La philosophie rythmique: C’est lorsque l’on prend l’habitude de faire du Deep Work à des instants précis dans la journée. Par exemple tous les matins entre 7h et 9h, on se concentre intensément sur notre travail ce qui rend le Deep Work systématique et habituel.
La philosophie journalistique: Pour accomplir leur travail, les journalistes doivent être capable de travailler en mode Deep Work à n’importe quel moment. Qu’ils soient entre 2 interviews, conférences ou rendez-vous, ils doivent pouvoir écrire leurs articles rapidement. Ainsi la philosophie journalistique consiste à développer l’habilité d’entrer très rapidement dans un état de concentration intense et d’en ressortir aussi rapidement pour s’adonner à d’autres activités.
Comment se concentrer avec le Deep Work ?
La première chose que l’on doit garder en tête lorsque l’on applique la méthode Deep Work est que le Deep Work n’est pas une habitude mais une compétence.
Ce n’est pas quelque chose que l’on sait faire et que l’on doit simplement faire plus souvent. Si on approche le Deep Work de cette façon là, que l’on essaye et que ça ne marche pas, on conclura à tort que le Deep Work n’est pas fait pour nous.
Se concentrer intensément sur son travail requiert de l’entraînement tout comme on apprend un instrument ou un sport. Comme le dit Cal Newport :
“Beaucoup de personnes pensent que se concentrer sans distraction est une habitude, comme utiliser du fil dentaire – quelque chose qu’ils savent faire mais qu’ils ont besoin de faire plus souvent.
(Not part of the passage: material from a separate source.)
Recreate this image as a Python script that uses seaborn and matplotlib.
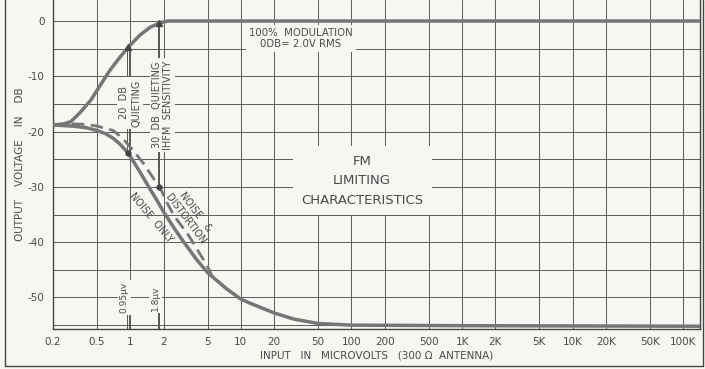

La réalité, cependant, c’est que le Deep Work est une compétence comme jouer de la guitare – quelque chose pour lequel vous n’êtes pas bon si vous n’avez pas pratiqué.” 4
Une fois que l’on a changé notre perception du Deep Work, on comprend mieux comment l’approcher et en tirer bénéfice. On peut alors commencer à l’appliquer en choisissant d’abord les tâches sur lesquelles on va travailler.
Pour que le Deep Work fonctionne, on doit choisir un nombre restreint de tâches, de projets et d’objectifs à accomplir pour pouvoir se concentrer intensément dessus. Car plus on se charge de tâches et de projets, plus on divise notre attention et moins on peut se concentrer intensément sur notre travail.
Pour rester focus on doit donc apprendre à dire non plus souvent – non à ce projet accessoire, non à cette tâche inutile, non à cette réunion…
Le Deep Work passe en fait en grand partie par l’élimination des tâches qui ne sont absolument pas essentielles pour se concentrer que sur ce qui est important. 5
Après avoir choisi ce sur quoi on veut travailler, il suffit d’organiser ensuite nos journées heure par heure:
« Au début de chaque journée de travail, prenez une nouvelle page du carnet (avec des lignes) que vous destinez spécialement à cet usage. Au début de chaque ligne, indiquez une heure de la journée, et ce, jusqu’à ce que vous ayez couvert toutes vos heures de travail d’une journée type. Voici maintenant la partie importante : divisez les heures de la journée en plusieurs créneaux, auxquels vous affectez des activités. » – Cal Newport
Pour être efficace, il ne suffit donc pas seulement de déterminer ce sur quoi on va travailler mais également de savoir quand on va travailler dessus.
Une fois que l’on a déterminé le QUOI et le QUAND, il n’y a plus qu’à se mettre à travailler.
Et c’est là le plus difficile.
Souvent c’est à ce moment que l’on procrastine. On ouvre Facebook, on parle avec nos amis sur WhatsApp, on regarde une vidéo YouTube… pour éviter d’avoir à se mettre au travail.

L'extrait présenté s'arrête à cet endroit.